Over the past decade, there has been a new “decolonial turn,” albeit less related than before to land and political independence. “To decolonize” is now associated with something less tangible and often under-defined. I argue that IR scholars, especially Western ones, should avoid depoliticizing the expression “decolonizing” by using it as a buzzword. Scholars and policymakers should use the expression only if it is closely related to the political meaning ascribed to it by Global South and Indigenous activists and scholars. Decoloniality with the confines of international relations is a political project of human emancipation through collective struggles, entailing at least the following: 1) abolishing racial hierarchies within the hetero-patriarchal and capitalist world order, 2) dismantling the geopolitics of knowledge production, and 3) re- humanizing our relationships with Others and nature.

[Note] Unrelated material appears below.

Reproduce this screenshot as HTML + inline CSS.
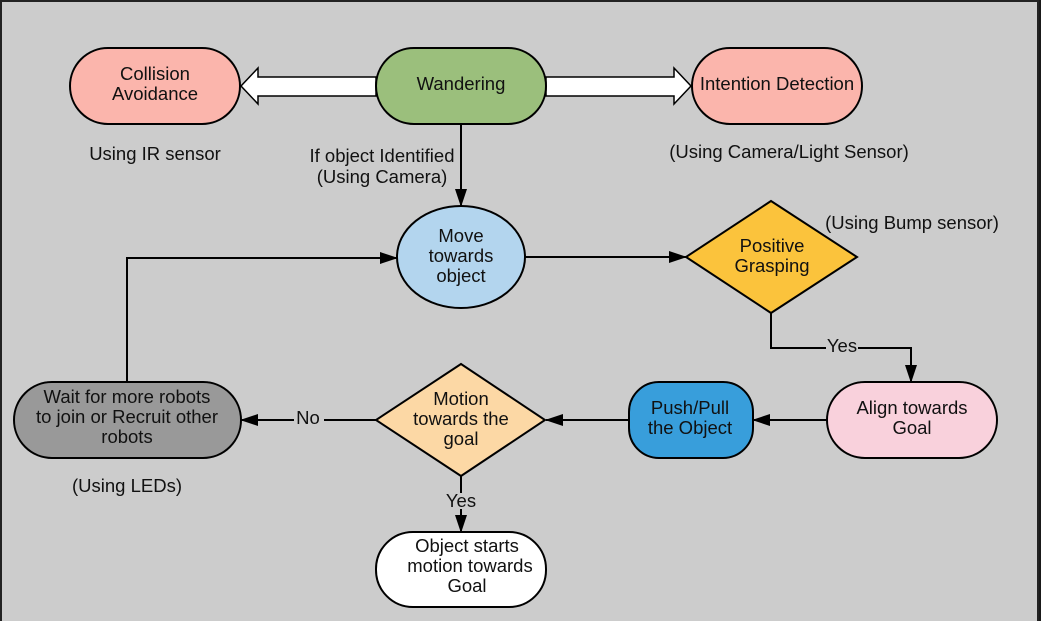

Maïka Sondarjee is an assistant professor at the School of International Development and Global Studies, University of Ottawa. She obtained her Ph.D. from the University of Toronto and a SSHRC Banting Postdoctoral Fellowship from the University of Montreal. Her first book, Perdre le Sud. Décoloniser la solidarité internationale (2020), addresses systemic sexism, colonialism and inequalities in North-South relations. She also edited a collective volume on feminist approaches of International Relations (PUM, 2022) and another one on white saviorism in international development (with Themrise Khan and Dickson Kanakulya, 2023). In addition to her regular contributions to the mainstream journal Le Devoir, she aims to support social activists and social movements and to be an engaged academic. She was awarded the Talent Award from the Social Sciences Research Council (SSHRC) in 2021, and the Alice Wilson Award from the Royal Society of Canada in 2020.